• Problem to work on:
Don't include pictures. Quote the lines below from the first through the line that contains "const panelYMax = [4.25, 2, 4.04, 3];".

*** Source material

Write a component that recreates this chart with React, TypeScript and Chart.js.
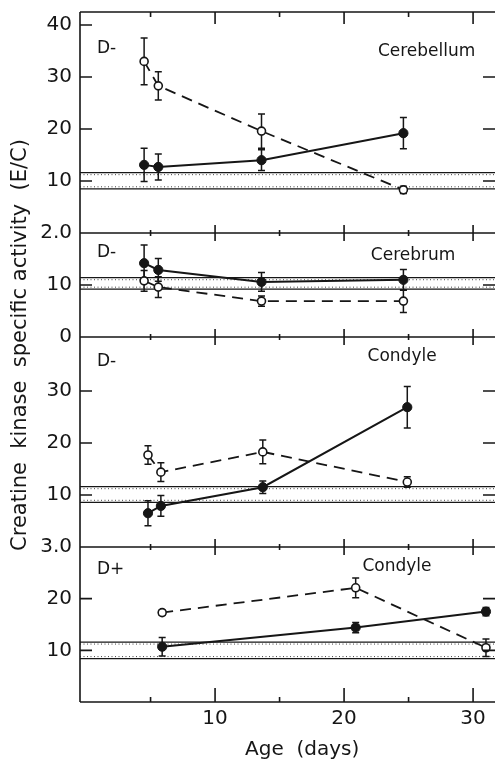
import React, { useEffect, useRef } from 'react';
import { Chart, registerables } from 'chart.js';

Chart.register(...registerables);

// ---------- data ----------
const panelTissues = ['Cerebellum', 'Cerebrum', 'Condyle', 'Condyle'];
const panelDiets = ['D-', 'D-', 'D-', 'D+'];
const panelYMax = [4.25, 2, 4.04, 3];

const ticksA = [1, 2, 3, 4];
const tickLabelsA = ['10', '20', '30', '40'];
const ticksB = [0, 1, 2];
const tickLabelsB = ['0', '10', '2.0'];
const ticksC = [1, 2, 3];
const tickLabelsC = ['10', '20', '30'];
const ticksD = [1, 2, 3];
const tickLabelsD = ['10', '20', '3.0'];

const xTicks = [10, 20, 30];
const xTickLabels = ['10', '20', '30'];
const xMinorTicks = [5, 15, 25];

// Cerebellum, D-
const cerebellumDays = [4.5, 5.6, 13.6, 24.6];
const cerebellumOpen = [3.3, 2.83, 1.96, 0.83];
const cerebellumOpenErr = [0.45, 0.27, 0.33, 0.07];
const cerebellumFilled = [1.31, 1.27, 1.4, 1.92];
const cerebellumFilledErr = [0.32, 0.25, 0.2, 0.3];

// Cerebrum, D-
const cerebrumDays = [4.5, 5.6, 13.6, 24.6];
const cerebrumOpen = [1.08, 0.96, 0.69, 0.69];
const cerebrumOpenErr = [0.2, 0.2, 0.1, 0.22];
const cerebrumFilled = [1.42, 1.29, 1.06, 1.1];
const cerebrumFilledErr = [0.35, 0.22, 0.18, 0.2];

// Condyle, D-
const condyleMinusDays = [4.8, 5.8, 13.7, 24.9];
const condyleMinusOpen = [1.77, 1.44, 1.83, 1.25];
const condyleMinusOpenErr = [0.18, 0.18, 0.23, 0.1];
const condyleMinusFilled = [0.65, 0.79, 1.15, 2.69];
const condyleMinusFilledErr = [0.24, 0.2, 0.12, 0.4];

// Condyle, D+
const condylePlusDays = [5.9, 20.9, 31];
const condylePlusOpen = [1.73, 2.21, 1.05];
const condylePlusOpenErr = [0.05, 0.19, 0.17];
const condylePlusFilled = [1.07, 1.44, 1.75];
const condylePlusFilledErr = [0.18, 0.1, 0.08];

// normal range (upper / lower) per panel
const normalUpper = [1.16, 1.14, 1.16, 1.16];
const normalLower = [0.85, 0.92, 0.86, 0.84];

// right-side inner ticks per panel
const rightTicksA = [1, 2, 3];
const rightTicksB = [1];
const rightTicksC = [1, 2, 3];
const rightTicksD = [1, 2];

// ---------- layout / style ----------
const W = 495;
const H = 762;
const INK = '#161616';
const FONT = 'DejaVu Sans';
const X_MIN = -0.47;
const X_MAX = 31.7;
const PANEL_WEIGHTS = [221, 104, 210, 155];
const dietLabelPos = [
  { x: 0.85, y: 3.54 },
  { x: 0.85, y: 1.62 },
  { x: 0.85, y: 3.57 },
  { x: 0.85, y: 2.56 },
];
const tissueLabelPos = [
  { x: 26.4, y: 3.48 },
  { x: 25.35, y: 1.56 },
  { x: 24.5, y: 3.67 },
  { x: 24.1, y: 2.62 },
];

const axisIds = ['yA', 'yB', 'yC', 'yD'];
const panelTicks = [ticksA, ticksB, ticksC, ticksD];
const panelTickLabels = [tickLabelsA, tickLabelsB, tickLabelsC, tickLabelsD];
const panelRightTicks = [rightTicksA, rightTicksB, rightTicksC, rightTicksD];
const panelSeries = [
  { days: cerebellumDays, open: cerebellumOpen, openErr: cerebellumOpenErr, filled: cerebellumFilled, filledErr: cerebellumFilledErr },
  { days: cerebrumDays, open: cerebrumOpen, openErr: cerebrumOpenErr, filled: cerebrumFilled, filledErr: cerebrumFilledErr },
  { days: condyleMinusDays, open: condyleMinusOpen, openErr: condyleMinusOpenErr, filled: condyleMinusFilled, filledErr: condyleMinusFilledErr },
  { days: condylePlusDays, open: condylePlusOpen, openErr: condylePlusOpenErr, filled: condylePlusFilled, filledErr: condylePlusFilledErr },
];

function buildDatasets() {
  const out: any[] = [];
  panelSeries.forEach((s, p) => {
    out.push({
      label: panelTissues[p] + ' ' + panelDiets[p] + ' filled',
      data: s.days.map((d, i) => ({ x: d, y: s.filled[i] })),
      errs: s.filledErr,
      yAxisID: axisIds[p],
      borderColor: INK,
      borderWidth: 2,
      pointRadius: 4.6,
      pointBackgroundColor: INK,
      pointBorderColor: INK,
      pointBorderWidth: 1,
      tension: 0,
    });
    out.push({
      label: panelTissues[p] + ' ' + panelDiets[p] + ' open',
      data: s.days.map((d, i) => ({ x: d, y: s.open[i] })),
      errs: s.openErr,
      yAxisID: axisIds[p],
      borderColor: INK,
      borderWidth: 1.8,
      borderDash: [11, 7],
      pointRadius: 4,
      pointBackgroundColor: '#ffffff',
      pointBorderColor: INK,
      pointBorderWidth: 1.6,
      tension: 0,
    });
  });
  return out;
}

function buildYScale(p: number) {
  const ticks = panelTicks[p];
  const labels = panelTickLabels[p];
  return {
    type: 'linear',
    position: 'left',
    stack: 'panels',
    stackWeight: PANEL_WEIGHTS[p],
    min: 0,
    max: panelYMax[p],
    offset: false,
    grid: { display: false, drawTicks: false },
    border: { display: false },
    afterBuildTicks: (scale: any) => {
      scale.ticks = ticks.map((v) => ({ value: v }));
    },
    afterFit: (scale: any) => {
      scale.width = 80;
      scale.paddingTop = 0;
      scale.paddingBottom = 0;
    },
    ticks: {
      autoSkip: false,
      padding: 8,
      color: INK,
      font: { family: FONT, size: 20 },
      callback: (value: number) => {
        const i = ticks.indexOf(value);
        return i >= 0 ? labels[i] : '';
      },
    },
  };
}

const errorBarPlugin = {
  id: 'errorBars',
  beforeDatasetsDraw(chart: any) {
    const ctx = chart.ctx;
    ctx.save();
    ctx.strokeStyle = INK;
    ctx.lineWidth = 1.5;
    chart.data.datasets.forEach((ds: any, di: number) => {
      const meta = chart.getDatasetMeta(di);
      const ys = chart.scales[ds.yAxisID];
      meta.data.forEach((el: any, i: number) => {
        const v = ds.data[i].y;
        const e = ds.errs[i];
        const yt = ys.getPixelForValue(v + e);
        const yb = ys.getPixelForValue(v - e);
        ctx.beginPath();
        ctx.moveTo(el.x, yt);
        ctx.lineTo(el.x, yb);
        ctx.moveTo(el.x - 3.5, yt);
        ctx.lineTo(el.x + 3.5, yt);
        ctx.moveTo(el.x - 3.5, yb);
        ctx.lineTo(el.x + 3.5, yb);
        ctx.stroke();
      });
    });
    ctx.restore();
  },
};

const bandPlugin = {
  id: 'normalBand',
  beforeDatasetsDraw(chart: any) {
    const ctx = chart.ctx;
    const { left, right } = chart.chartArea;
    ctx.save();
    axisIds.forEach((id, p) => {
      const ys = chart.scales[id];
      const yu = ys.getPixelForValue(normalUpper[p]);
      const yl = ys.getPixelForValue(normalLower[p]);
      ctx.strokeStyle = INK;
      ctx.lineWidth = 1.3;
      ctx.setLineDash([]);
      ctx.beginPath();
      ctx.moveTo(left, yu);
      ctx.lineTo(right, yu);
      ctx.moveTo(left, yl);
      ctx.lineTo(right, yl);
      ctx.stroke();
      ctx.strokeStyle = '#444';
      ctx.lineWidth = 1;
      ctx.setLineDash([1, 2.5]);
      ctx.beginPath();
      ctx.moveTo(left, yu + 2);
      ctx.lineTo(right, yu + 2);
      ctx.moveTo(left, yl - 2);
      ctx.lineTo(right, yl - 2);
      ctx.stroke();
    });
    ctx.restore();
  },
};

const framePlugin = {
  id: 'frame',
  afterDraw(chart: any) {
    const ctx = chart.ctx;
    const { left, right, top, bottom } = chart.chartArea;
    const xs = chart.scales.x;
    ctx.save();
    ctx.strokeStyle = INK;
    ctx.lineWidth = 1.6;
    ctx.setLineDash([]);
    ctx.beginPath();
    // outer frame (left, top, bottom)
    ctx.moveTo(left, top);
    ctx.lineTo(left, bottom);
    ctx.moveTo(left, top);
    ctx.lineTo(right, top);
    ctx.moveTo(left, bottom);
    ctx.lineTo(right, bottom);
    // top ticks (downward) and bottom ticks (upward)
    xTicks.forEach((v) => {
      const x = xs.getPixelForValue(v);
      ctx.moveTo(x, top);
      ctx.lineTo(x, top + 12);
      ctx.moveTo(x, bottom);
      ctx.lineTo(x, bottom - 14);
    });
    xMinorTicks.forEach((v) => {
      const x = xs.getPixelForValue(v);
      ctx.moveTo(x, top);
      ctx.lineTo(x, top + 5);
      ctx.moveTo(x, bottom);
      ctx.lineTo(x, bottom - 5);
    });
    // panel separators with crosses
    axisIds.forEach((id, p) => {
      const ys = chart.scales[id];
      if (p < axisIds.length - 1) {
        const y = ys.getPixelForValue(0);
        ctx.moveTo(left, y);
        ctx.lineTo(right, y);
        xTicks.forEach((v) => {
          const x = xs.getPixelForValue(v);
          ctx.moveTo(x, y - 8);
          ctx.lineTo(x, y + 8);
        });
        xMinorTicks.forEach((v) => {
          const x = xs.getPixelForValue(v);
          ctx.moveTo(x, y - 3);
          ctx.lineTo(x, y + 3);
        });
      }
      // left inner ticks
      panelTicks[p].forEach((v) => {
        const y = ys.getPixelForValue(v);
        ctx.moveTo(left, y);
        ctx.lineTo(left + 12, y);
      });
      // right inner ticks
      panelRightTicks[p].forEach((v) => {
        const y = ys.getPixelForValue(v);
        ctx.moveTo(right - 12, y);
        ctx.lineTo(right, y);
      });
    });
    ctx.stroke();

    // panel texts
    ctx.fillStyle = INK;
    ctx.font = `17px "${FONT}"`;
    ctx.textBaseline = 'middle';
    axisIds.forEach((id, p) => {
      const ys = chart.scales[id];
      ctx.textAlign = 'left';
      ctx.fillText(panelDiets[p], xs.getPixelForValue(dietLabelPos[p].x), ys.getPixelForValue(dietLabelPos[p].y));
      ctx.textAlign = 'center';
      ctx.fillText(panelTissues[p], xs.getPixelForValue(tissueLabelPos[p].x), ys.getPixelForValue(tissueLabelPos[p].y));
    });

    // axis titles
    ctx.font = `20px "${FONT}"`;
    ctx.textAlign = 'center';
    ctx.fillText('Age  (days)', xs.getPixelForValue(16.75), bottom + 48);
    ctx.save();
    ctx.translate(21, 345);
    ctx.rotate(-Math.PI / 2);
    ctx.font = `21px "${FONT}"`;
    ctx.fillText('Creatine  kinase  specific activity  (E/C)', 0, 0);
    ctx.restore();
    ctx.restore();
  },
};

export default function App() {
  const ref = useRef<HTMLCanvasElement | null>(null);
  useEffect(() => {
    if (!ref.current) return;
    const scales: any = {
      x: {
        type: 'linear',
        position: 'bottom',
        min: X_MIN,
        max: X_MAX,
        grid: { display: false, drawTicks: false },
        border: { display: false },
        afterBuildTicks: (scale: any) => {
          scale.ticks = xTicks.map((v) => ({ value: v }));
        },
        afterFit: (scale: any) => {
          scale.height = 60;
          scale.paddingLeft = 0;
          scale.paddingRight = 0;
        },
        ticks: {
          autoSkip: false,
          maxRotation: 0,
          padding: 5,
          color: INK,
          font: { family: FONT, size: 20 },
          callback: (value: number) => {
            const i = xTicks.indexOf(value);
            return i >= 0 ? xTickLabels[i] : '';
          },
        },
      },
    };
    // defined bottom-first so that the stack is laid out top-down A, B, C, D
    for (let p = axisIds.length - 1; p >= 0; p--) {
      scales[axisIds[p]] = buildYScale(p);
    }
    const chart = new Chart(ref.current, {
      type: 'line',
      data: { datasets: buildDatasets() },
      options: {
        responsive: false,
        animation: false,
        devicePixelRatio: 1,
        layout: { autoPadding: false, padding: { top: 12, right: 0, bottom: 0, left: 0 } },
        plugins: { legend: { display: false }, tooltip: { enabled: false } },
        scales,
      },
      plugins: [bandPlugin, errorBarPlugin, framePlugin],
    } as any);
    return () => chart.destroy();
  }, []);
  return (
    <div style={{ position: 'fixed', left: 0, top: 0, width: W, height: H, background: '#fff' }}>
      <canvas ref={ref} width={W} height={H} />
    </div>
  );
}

******

• Solution to the exercise:
Write a component that recreates this chart with React, TypeScript and Chart.js.
import React, { useEffect, useRef } from 'react';
import { Chart, registerables } from 'chart.js';

Chart.register(...registerables);

// ---------- data ----------
const panelTissues = ['Cerebellum', 'Cerebrum', 'Condyle', 'Condyle'];
const panelDiets = ['D-', 'D-', 'D-', 'D+'];
const panelYMax = [4.25, 2, 4.04, 3];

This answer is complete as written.